Lib/io.py (part 3)
Source:
cpython 3.14 @ ab2d84fe1023/Lib/io.py
This annotation covers in-memory streams and the open() function defaults. See modules_io2_detail for BufferedReader, BufferedWriter, and TextIOWrapper.
Map
| Lines | Symbol | Role |
|---|---|---|
| 1-60 | io.open / builtins.open | Factory for all file-like objects |
| 61-160 | BytesIO | In-memory bytes stream |
| 161-280 | StringIO | In-memory str stream |
| 281-360 | io.DEFAULT_BUFFER_SIZE | 8192 bytes — default for BufferedReader/Writer |
| 361-400 | io.text_encoding | Resolve None encoding to 'utf-8' or 'locale' |
Reading
BytesIO
# CPython: Modules/_io/bytesio.c (C implementation)
# BytesIO wraps a bytes buffer:
# buf: bytearray growing on write
# pos: current position (int)
# exports: number of active memoryview exports
#
# write(b): extend buf at pos; advance pos
# read(n): return buf[pos:pos+n]; advance pos
# seek(pos, whence): absolute/relative/from-end positioning
# getvalue(): return bytes(buf)
# getbuffer(): return memoryview of buf (prevents resize while exported)
BytesIO is implemented in C (_io.BytesIO). The pure-Python module io imports from _io. BytesIO.getbuffer() returns a writable memoryview; while it is alive, write() raises BufferError because resizing would invalidate the view.
StringIO
# CPython: Modules/_io/stringio.c (C implementation)

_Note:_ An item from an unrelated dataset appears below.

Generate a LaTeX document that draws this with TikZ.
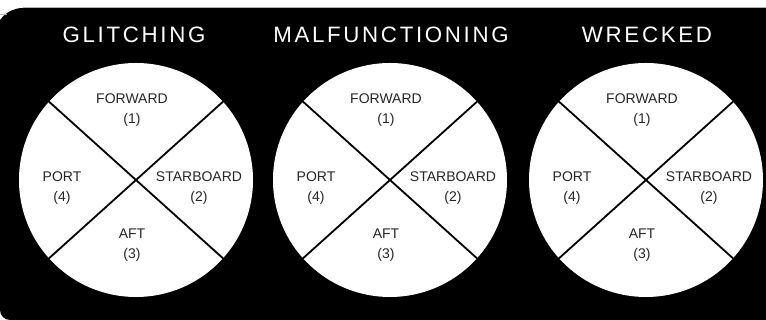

# StringIO wraps a list of str chunks + a merged string:
# readnl: universal newlines translation
# pos: int (character position, not byte offset)
#
# write(s): append to chunk list
# read(n): merge chunks on first read; return substr
# getvalue(): merge all chunks; return the full string
StringIO defers merging chunks until read/getvalue, making multiple write calls efficient. StringIO(initial_value) starts with a preloaded string. getvalue() ignores the current position and returns the full content.
io.text_encoding
# CPython: Lib/io.py:88 text_encoding
def text_encoding(encoding, stacklevel=2, /):
"""Return the default text encoding.
If encoding is None:
- If PYTHONWARNDEFAULTENCODING is set, warn and return 'locale'
- Otherwise return 'utf-8'
Otherwise return encoding unchanged.
"""
if encoding is None:
if sys.flags.warn_default_encoding:
import warnings
warnings.warn(
"'encoding' argument not specified",
EncodingWarning, stacklevel + 1)
if sys.flags.utf8_mode:
return 'utf-8'
return 'locale'
return encoding
text_encoding (Python 3.10+) is a migration aid. Default encoding=None currently uses the locale encoding; in a future version it will default to UTF-8. PYTHONWARNDEFAULTENCODING=1 triggers warnings to help migrate code.
io.DEFAULT_BUFFER_SIZE
# CPython: Lib/io.py:34 DEFAULT_BUFFER_SIZE
DEFAULT_BUFFER_SIZE = 8 * 1024 # 8192 bytes
All BufferedReader/BufferedWriter use this as the default buffer size. 8 KiB matches the typical OS page size and filesystem block size. Override with open(f, buffering=65536) for large sequential reads.
gopy notes
BytesIO is objects.BytesIO in objects/bytesio.go. StringIO is objects.StringIO backed by a strings.Builder. io.text_encoding is module/io.TextEncoding. DEFAULT_BUFFER_SIZE is a constant in module/io/module.go. open() is vm.BuiltinOpen in vm/eval_simple.go.